Recuerdo con especial detalle aquel día. Yo tendría unos siete u ocho años, veníamos hacia el pueblo por la carretera de Alburquerque y de buenas a primeras, mi padre detuvo el coche en un apartado fuera de la calzada y se bajó. A unos viente o treinta metros había una gran encina que se asomaba a la carretera sobre la pared de piedras que delimitaba el terreno, era una encina majestuosa que sombreaba generosamente el lugar en un tramo curvo hacia la izquierda. Mi madre sabía dónde estaba y el porqué de la parada. Se quedó en el coche y le dejó ir, era su sitio y su momento.

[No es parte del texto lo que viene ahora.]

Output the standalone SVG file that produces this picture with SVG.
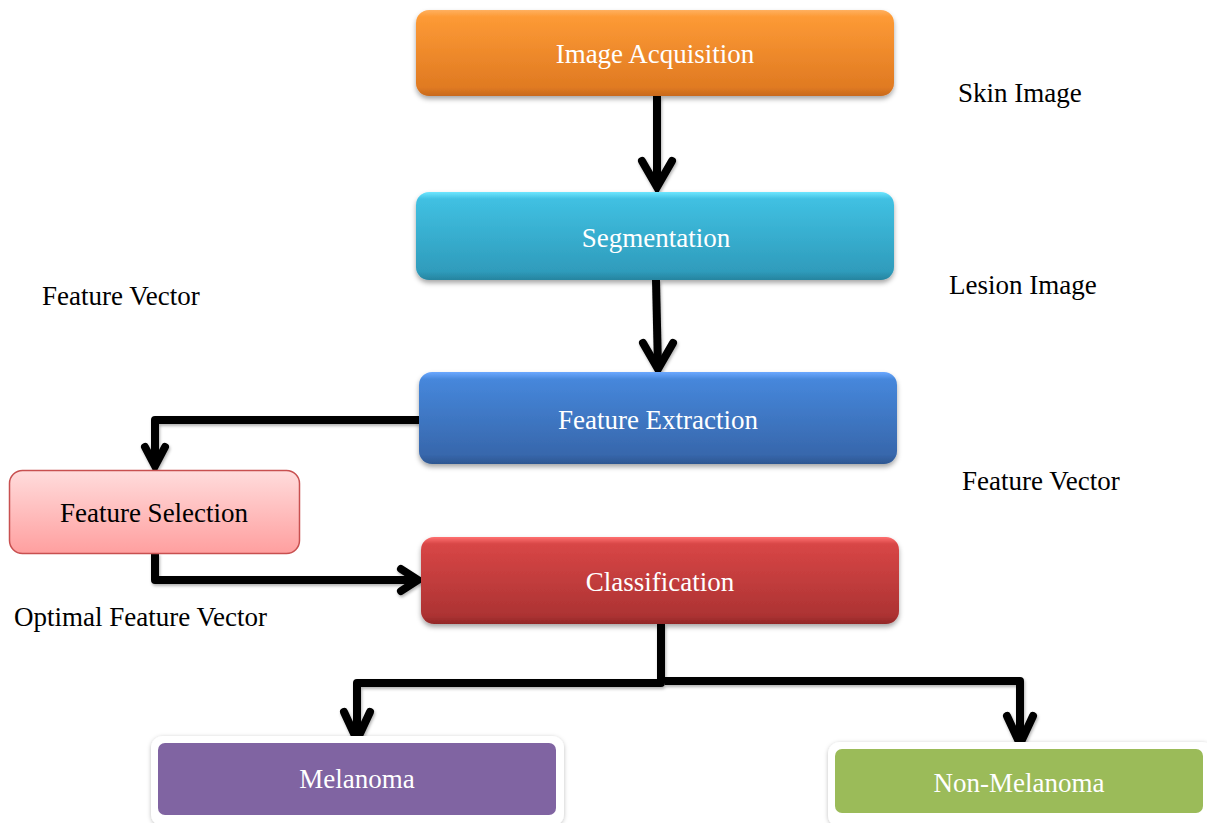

Yo no sabía nada, me bajé y fui con él. Mi padre, apoyado en aquella pared de piedras y a la sombra de la encina apenas podía disimular la emoción, la humedad se le escapaba por los lacrimales, yo estaba asustado, no sabía lo que pasaba, simplemente me cogí a su mano y mirándole guardé silencio.
Cuando pudo me lo contó. Me contó como hacía unos años, viniendo andando hacia la finca de Valdespinar junto a su hermano Pepe, en ese mismo punto, a la sombra de aquella encina se encontraron con su padre al que tumbado en un carreta llevaban a morir al pueblo para que sus hermanas pudieran cuidar de él hasta su marcha. No volvería nunca más.
Muchos, muchos años después, yo, el nieto del Señor Don José Jiménez Camisón, "el Porras", cuando paso por ese lugar... reconozco la curva, la encina y la pared, recuerdo aquel momento y reduzco la velocidad.
La curva a izquierdas ya no es tanta curva y el trazado de la modernidad apenas permite demasiado espacio para la detención. Allí sigue la vieja encina regalando su generosa sombra sobre la misma pared de piedras, esa encina que quizás ya no es tan grande como hace años a mi me pareció, allí sigue el lugar donde mi padre vio ir a su padre camino de la muerte, allí mismo, en aquel mismo lugar, un lugar con historia familiar, un lugar de culto para mi padre, hombre al que debo todo el respeto y agradecimiento por haberme sabido inocular uno de los pocos valores que creo atesorar, la pasión por mi tierra y el amor por mis raíces, algo que portaré con orgullo hasta el fin de mis días, algo que aprendí... paseando por el pueblo.